Think of it this way. In the most general terms, the human biological
clock is set for two alarms. When the first alarm goes off, at birth,
the clock chimes learn, learn, learn, learn, learn. When the second
alarm goes off, at the onset of puberty, the clock chimes mate, mate,
mate, mate, mate. The chime that goes learn, learn, learn never
disappears entirely, but it becomes relatively faint at the onset of
puberty. At that point, children cease to want to follow their parents
around in the learning dance. Instead, they want to follow each other
around in the mating dance.
We, of course, in our greater wisdom have decreed that the biological
clock regulated by our genes must be ignored.
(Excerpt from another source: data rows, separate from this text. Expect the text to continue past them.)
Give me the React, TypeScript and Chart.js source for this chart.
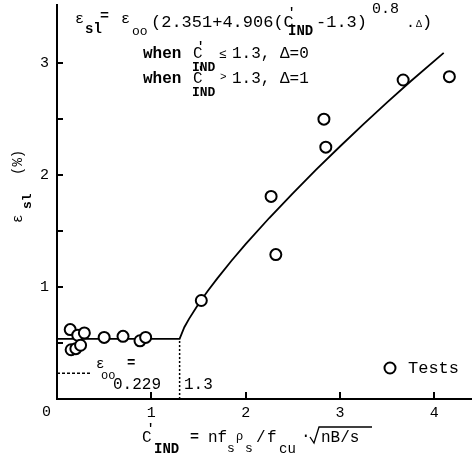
import React, { useEffect, useRef } from 'react';
import { Chart, registerables } from 'chart.js';

Chart.register(...registerables);

// Test points (C'_IND, eps_sl %)
const testX = [0.14, 0.22, 0.29, 0.15, 0.2, 0.25, 0.5, 0.7, 0.88, 0.94, 1.53, 2.27, 2.32, 2.83, 2.85, 3.67, 4.16];
const testY = [0.62, 0.57, 0.59, 0.44, 0.45, 0.48, 0.55, 0.56, 0.52, 0.55, 0.88, 1.81, 1.29, 2.5, 2.25, 2.85, 2.88];

// Model curve
const curveX = [0, 1.3, 1.35, 1.4, 1.5, 1.6, 1.7, 1.85, 2.0, 2.25, 2.5, 2.75, 3.0, 3.25, 3.5, 3.75, 4.1];
const curveY = [0.538, 0.538, 0.641, 0.716, 0.848, 0.967, 1.078, 1.235, 1.383, 1.617, 1.838, 2.051, 2.256, 2.455, 2.65, 2.839, 3.092];

// Dashed guide lines
const eps00X = [0, 0.35];
const eps00Y = [0.229, 0.229];
const cutX = [1.3, 1.3];
const cutY = [0, 0.538];

// Axis ticks
const xTickValues = [1, 2, 3, 4];
const xTickLabels = ['1', '2', '3', '4'];
const yTickValues = [1, 2, 3];
const yTickLabels = ['1', '2', '3'];
const yMinorTicks = [0.5, 1, 1.5, 2, 2.5, 3];

const FONT = '"Liberation Mono", "DejaVu Sans Mono", monospace';

function pts(xs: number[], ys: number[]) {
  return xs.map((x, i) => ({ x, y: ys[i] }));
}

function txt(ctx: CanvasRenderingContext2D, s: string, x: number, y: number, size: number, bold = false) {
  ctx.font = `${bold ? 'bold ' : ''}${size}px ${FONT}`;
  ctx.fillText(s, x, y);
}

const annotations = {
  id: 'annotations',
  afterDraw(chart: any) {
    const ctx: CanvasRenderingContext2D = chart.ctx;
    const xs = chart.scales.x;
    const ys = chart.scales.y;
    ctx.save();
    ctx.fillStyle = '#000';
    ctx.strokeStyle = '#000';
    ctx.textAlign = 'left';
    ctx.textBaseline = 'alphabetic';

    // inward tick marks
    ctx.lineWidth = 2;
    const bottom = chart.chartArea.bottom;
    const left = chart.chartArea.left;
    xTickValues.forEach((v) => {
      const px = Math.round(xs.getPixelForValue(v));
      ctx.beginPath();
      ctx.moveTo(px, bottom);
      ctx.lineTo(px, bottom - 7);
      ctx.stroke();
    });
    yMinorTicks.forEach((v) => {
      const py = Math.round(ys.getPixelForValue(v));
      ctx.beginPath();
      ctx.moveTo(left, py);
      ctx.lineTo(left + 6, py);
      ctx.stroke();
    });

    // "0" at the origin corner
    txt(ctx, '0', 42, 416, 15);

    // Formula
    txt(ctx, 'ε', 75, 23, 15);
    txt(ctx, 'sl', 85, 33, 14, true);
    txt(ctx, '=', 100, 20, 15, true);
    txt(ctx, 'ε', 121, 23, 15);
    txt(ctx, 'oo', 132, 35, 13);
    txt(ctx, '(2.351+4.906(C', 151, 27, 17);
    txt(ctx, "'", 288, 16, 12, true);
    txt(ctx, 'IND', 288, 35, 14, true);
    txt(ctx, '-1.3)', 316, 27, 17);
    txt(ctx, '0.8', 372, 13, 15);
    txt(ctx, '.', 406, 27, 15);
    txt(ctx, 'Δ', 416, 27, 10);
    txt(ctx, ')', 422, 27, 17);

    txt(ctx, 'when', 143, 58, 16, true);
    txt(ctx, 'C', 193, 58, 16);
    txt(ctx, "'", 197, 50, 12, true);
    txt(ctx, 'IND', 192, 71, 13, true);
    txt(ctx, '≤', 219, 58, 13);
    txt(ctx, '1.3,', 232, 58, 16);
    txt(ctx, 'Δ=0', 280, 58, 16);

    txt(ctx, 'when', 143, 83, 16, true);
    txt(ctx, 'C', 193, 83, 16);
    txt(ctx, "'", 197, 75, 12, true);
    txt(ctx, 'IND', 192, 96, 13, true);
    txt(ctx, '>', 220, 80, 11);
    txt(ctx, '1.3,', 232, 83, 16);
    txt(ctx, 'Δ=1', 280, 83, 16);

    // eps_oo annotation
    txt(ctx, 'ε', 96, 368, 14);
    txt(ctx, 'oo', 101, 379, 12);
    txt(ctx, '=', 127, 367, 14, true);
    txt(ctx, '0.229', 113, 389, 16);
    txt(ctx, '1.3', 184, 389, 16);

    // Legend
    ctx.lineWidth = 2;
    ctx.beginPath();
    ctx.arc(390, 368, 5.5, 0, Math.PI * 2);
    ctx.fillStyle = '#fff';
    ctx.fill();
    ctx.stroke();
    ctx.fillStyle = '#000';
    txt(ctx, 'Tests', 408, 373, 17);

    // X title
    txt(ctx, 'C', 142, 442, 16);
    txt(ctx, "'", 147, 432, 12, true);
    txt(ctx, 'IND', 154, 453, 14, true);
    txt(ctx, '=', 190, 441, 15, true);
    txt(ctx, 'nf', 208, 442, 16);
    txt(ctx, 's', 227, 452, 13);
    txt(ctx, 'ρ', 236, 440, 12);
    txt(ctx, 's', 245, 452, 13);
    txt(ctx, '/', 256, 442, 16);
    txt(ctx, 'f', 267, 442, 16);
    txt(ctx, 'cu', 279, 453, 14);
    txt(ctx, '·', 301, 440, 16);
    ctx.lineWidth = 1.3;
    ctx.beginPath();
    ctx.moveTo(310, 437);
    ctx.lineTo(314, 443);
    ctx.lineTo(319, 427);
    ctx.lineTo(372, 427);
    ctx.stroke();
    txt(ctx, 'nB/s', 321, 442, 16);

    // Y title (rotated)
    ctx.translate(22, 223);
    ctx.rotate(-Math.PI / 2);
    txt(ctx, 'ε', 0, 0, 14);
    txt(ctx, 'sl', 14, 9, 13, true);
    txt(ctx, '(%)', 48, 0, 14);
    ctx.restore();
  },
};

export default function App() {
  const ref = useRef<HTMLCanvasElement | null>(null);
  useEffect(() => {
    if (!ref.current) return;
    const chart = new Chart(ref.current, {
      type: 'scatter',
      data: {
        datasets: [
          {
            label: 'Tests',
            data: pts(testX, testY),
            pointRadius: 5.5,
            pointBorderWidth: 2,
            pointBorderColor: '#000',
            pointBackgroundColor: '#fff',
            showLine: false,
            clip: false,
          },
          {
            label: 'model',
            data: pts(curveX, curveY),
            showLine: true,
            pointRadius: 0,
            borderColor: '#000',
            borderWidth: 1.8,
          },
          {
            label: 'eps00',
            data: pts(eps00X, eps00Y),
            showLine: true,
            pointRadius: 0,
            borderColor: '#000',
            borderWidth: 1.5,
            borderDash: [3, 2],
          },
          {
            label: 'cut',
            data: pts(cutX, cutY),
            showLine: true,
            pointRadius: 0,
            borderColor: '#000',
            borderWidth: 1.5,
            borderDash: [2, 2],
          },
        ],
      } as any,
      options: {
        responsive: false,
        animation: false,
        devicePixelRatio: 1,
        layout: { autoPadding: false, padding: { left: 0, right: 0, top: 5, bottom: 0 } },
        plugins: { legend: { display: false }, tooltip: { enabled: false } },
        scales: {
          x: {
            type: 'linear',
            min: 0,
            max: 4.4,
            grid: { display: false, drawTicks: false },
            border: { display: true, color: '#000', width: 2 },
            ticks: {
              stepSize: 1,
              includeBounds: false,
              autoSkip: false,
              maxRotation: 0,
              padding: 5,
              color: '#000',
              font: { family: FONT, size: 15 },
              callback: (v: any) => {
                const i = xTickValues.indexOf(Number(v));
                return i >= 0 ? xTickLabels[i] : null;
              },
            },
            afterFit: (s: any) => {
              s.height = 59;
              s.paddingLeft = 0;
              s.paddingRight = 0;
            },
          },
          y: {
            type: 'linear',
            min: 0,
            max: 3.52,
            grid: { display: false, drawTicks: false },
            border: { display: true, color: '#000', width: 2 },
            ticks: {
              stepSize: 0.5,
              includeBounds: false,
              autoSkip: false,
              padding: 8,
              color: '#000',
              font: { family: FONT, size: 15 },
              callback: (v: any) => {
                const i = yTickValues.indexOf(Number(v));
                return i >= 0 ? yTickLabels[i] : null;
              },
            },
            afterFit: (s: any) => {
              s.width = 57;
              s.paddingTop = 0;
              s.paddingBottom = 0;
            },
          },
        },
      } as any,
      plugins: [annotations],
    });
    return () => chart.destroy();
  }, []);
  return (
    <div style={{ position: 'fixed', left: 0, top: 0, width: 472, height: 458, background: '#fff' }}>
      <canvas ref={ref} width={472} height={458} style={{ width: 472, height: 458, display: 'block' }} />
    </div>
  );
}
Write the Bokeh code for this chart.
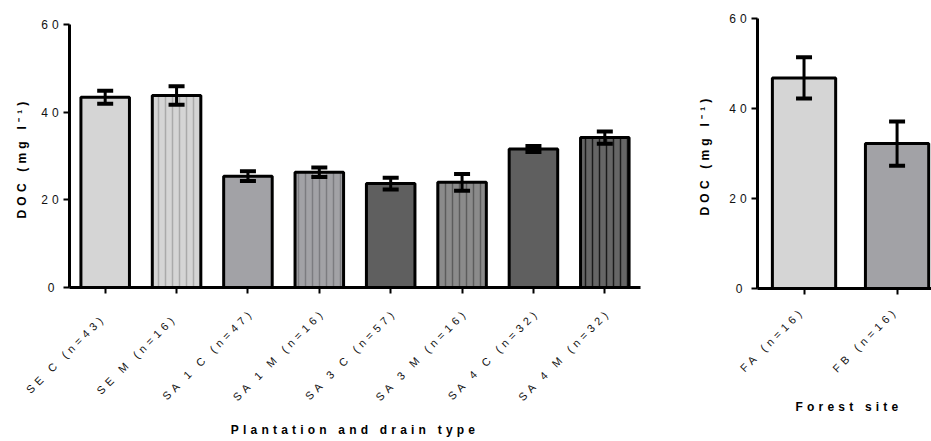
import math
from bokeh.plotting import figure
from bokeh.layouts import row, column
from bokeh.models import (ColumnDataSource, Whisker, TeeHead, FixedTicker, Range1d,
                          LinearAxis, Title, Div)
from bokeh.embed import file_html
from bokeh.resources import INLINE

# ---- data ----
plantation = ["SE C (n=43)", "SE M (n=16)", "SA 1 C (n=47)", "SA 1 M (n=16)",
              "SA 3 C (n=57)", "SA 3 M (n=16)", "SA 4 C (n=32)", "SA 4 M (n=32)"]
plantation_doc = [43.4, 43.8, 25.4, 26.3, 23.7, 24.0, 31.6, 34.2]
plantation_err = [1.5, 2.1, 1.1, 1.1, 1.35, 1.9, 0.7, 1.4]

forest = ["FA (n=16)", "FB (n=16)"]
forest_doc = [46.8, 32.2]
forest_err = [4.6, 4.9]

y_ticks = [0, 20, 40, 60]
y_title = "DOC (mg l\u207b\u00b9)"
plantation_title = "Plantation and drain type"
forest_title = "Forest site"

# ---- styles ----
plantation_fill = ["#d5d5d5", "#d5d5d5", "#a2a2a6", "#a2a2a6",
                   "#5f5f5f", "#8b8b8b", "#5f5f5f", "#666666"]
plantation_hatch = [" ", "|", " ", "|", " ", "|", " ", "|"]
plantation_hcol = ["#aaaaaa", "#aaaaaa", "#7c7c80", "#7c7c80",
                   "#3a3a3a", "#5c5c5c", "#3a3a3a", "#1a1a1a"]
forest_fill = ["#d5d5d5", "#a2a2a6"]
FONT = "Liberation Sans"
SP = 4.2  # letter spacing in px (CSS)
SPACING = [":host { letter-spacing: %.1fpx; }" % SP]
C45 = math.cos(math.pi / 4)
TEXT_COLOR = "#111111"


def make_panel(labels, vals, errs, fills, hatches, hcols, x_end, px_per_cat,
               width, height, bl, br, bt, bb, yt_off, yt_stand, lab_dx, lab_dy):
    idx = list(range(len(labels)))
    src = ColumnDataSource(dict(
        x=idx, top=vals,
        upper=[v + e for v, e in zip(vals, errs)],
        lower=[v - e for v, e in zip(vals, errs)],
        fill=fills, hatch=hatches, hcol=hcols))
    p = figure(width=width, height=height, output_backend="svg", toolbar_location=None,
               x_range=Range1d(-0.5, x_end), y_range=Range1d(0, 60),
               min_border_left=bl, min_border_right=br, min_border_top=bt,
               min_border_bottom=bb)
    p.stylesheets = SPACING
    p.outline_line_color = None
    p.xgrid.visible = False
    p.ygrid.visible = False
    p.background_fill_color = "white"
    p.border_fill_color = "white"

    p.vbar(x="x", top="top", bottom=0, width=0.68, source=src,
           fill_color="fill", hatch_pattern="hatch", hatch_color="hcol",
           hatch_scale=7, hatch_weight=1.5,
           line_color="black", line_width=3)
    w = Whisker(source=src, base="x", upper="upper", lower="lower",
                line_color="black", line_width=3, level="overlay",
                upper_head=TeeHead(size=16, line_width=4, line_color="black"),
                lower_head=TeeHead(size=16, line_width=4, line_color="black"))
    p.add_layout(w)

    # main axes (ticks only on x)
    p.xaxis.ticker = FixedTicker(ticks=idx)
    p.xaxis.major_label_overrides = {i: "" for i in idx}
    p.yaxis.ticker = FixedTicker(ticks=y_ticks)
    for ax in (p.xaxis[0], p.yaxis[0]):
        ax.axis_line_width = 3
        ax.axis_line_color = "black"
        ax.major_tick_in = 0
        ax.major_tick_out = 6
        ax.major_tick_line_width = 2
        ax.minor_tick_line_color = None
        ax.major_label_text_font = FONT
        ax.major_label_text_color = TEXT_COLOR
    p.yaxis.major_label_text_font_size = "12px"
    p.yaxis.major_label_standoff = 9

    # category labels on a shifted range, compensating the CSS letter spacing
    c_mean = sum((len(t) - 1) * SP * C45 for t in labels) / len(labels)
    d = min((c_mean + lab_dx) / px_per_cat, 0.49)
    p.extra_x_ranges = {"lab": Range1d(-0.5 + d, x_end + d)}
    lab_axis = LinearAxis(x_range_name="lab", ticker=FixedTicker(ticks=idx),
                          major_label_overrides={i: t for i, t in zip(idx, labels)},
                          major_label_orientation=math.pi / 4,
                          major_label_standoff=int(round(14 + c_mean + lab_dy)),
                          axis_line_color=None, major_tick_line_color=None,
                          minor_tick_line_color=None, major_tick_out=0,
                          major_tick_in=0,
                          major_label_text_font=FONT,
                          major_label_text_font_size="11px",
                          major_label_text_color=TEXT_COLOR)
    p.add_layout(lab_axis, "below")

    # y title (left anchored, so the spacing needs no compensation)
    p.add_layout(Title(text=y_title, align="left", offset=yt_off, standoff=yt_stand,
                       vertical_align="middle", text_font=FONT,
                       text_font_size="12px", text_font_style="bold",
                       text_color="black"), "left")
    return p


def title_div(text, width, pad_left):
    return Div(text=text, width=width, height=20,
               styles={"font-family": FONT, "font-size": "12px",
                       "font-weight": "bold", "letter-spacing": "%.1fpx" % SP,
                       "color": "black", "text-align": "center",
                       "line-height": "20px", "white-space": "nowrap",
                       "padding-left": "%dpx" % pad_left,
                       "box-sizing": "border-box", "margin": "0"})


LEFT_W = 683
RIGHT_W = 931 - LEFT_W

left = make_panel(plantation, plantation_doc, plantation_err,
                  plantation_fill, plantation_hatch, plantation_hcol,
                  7.5, 571 / 8, LEFT_W, 420, 69, LEFT_W - 640, 24, 420 - 287, 69, 17,
                  0, 7)
right = make_panel(forest, forest_doc, forest_err,
                   forest_fill, [" ", " "], ["#000000", "#000000"],
                   1.37, 93, RIGHT_W, 397, 757 - LEFT_W, 0, 18, 397 - 288, 73, 27,
                   4, 3)

left_col = column(left, title_div(plantation_title, LEFT_W, 2 * 355 - LEFT_W))
right_col = column(right, title_div(forest_title, RIGHT_W, 2 * (849 - LEFT_W) - RIGHT_W))

layout = row(left_col, right_col)
open("out.html", "w").write(file_html(layout, INLINE))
What sells most people on the idea of school is the fact that the
unschooled child learns what it wants to learn when it wants to learn
it. This is intolerable to them, because they're convinced that
children don't want to learn anything at all--and they point to school
children to prove it. What they fail to recognize is that the learning
curve of preschool children swoops upward like a mountain--but quickly
levels off when they enter school. By the third or fourth grade it's
completely flat for most kids. Learning, such as it is, has become a
boring, painful experience they'd love to be able to avoid if they
could. But there's another reason why people abhor the idea of children
learning what they want to learn when they want to learn it. They won't
all learn the same things! Some of them will never learn to analyze a
poem! Some of them will never learn to parse a sentence or write a
theme! Some of them will never read Julius Caesar! Some will never
learn geometry! Some will never dissect a frog! Some will never learn
how a bill passes Congress! Well, of course, this is too horrible to
imagine. It doesn't matter that 90% of these students will never read
another poem or another play by Shakespeare in their lives. It doesn't
matter that 90% of them will never have occasion to parse another
sentence or write another theme in their lives. It doesn't matter that
90% retain no functional knowledge of the geometry or algebra they
studied. It doesn't matter that 90% never have any use for whatever
knowledge they were supposed to gain from dissecting a frog. It doesn't
matter that 90% graduate without having the vaguest idea how a bill
passes Congress. All that matters is that they've gone through it!

The people who are horrified by the idea of children learning what they
want to learn when they want to learn it have not accepted the very
elementary psychological fact that people (all people, of every age)
remember the things that are important to them--the things they need to
know--and forget the rest. I am a living witness to this fact. I went
to one of the best prep schools in the country and graduated fourth in
my class, and I doubt very much if I could now get a passing grade in
more than two or three of the dozens of courses I took. I studied
classical Greek for two solid years, and now would be unable to read
aloud a single sentence.

One final argument people advance to support the idea that children
need all the schooling we give them is that there is vastly more
material to be learned today than there was in prehistoric times or
even a century ago. Well, there is of course vastly more material that
can be learned, but we all know perfectly well that it isn't being
taught in grades K to twelve. Whole vast new fields of knowledge exist
today--things no one even heard of a century ago: astrophysics,
biochemistry, paleobiology, aeronautics, particle physics, ethology,
cytopathology, neurophysiology--I could list them for hours. But are
these the things that we have jammed into the K-12 curriculum because
everyone needs to know them? Certainly not. The idea is absurd. The
idea that children need to be schooled for a long time because there is
so much that can be learned is absurd. If the citizen's education were
to be extended to include everything that can be learned, it wouldn't
run to grade twelve, it would run to grade twelve thousand, and no one
would be able to graduate in a single lifetime.

I know of course that there is no one in this audience who needs to be
sold on the virtues of home schooling or unschooling. I hope, however,
that I may have been able to add some philosophical, historical,
anthropological, and biological foundation for your conviction that
school ain't all it's cracked up to be.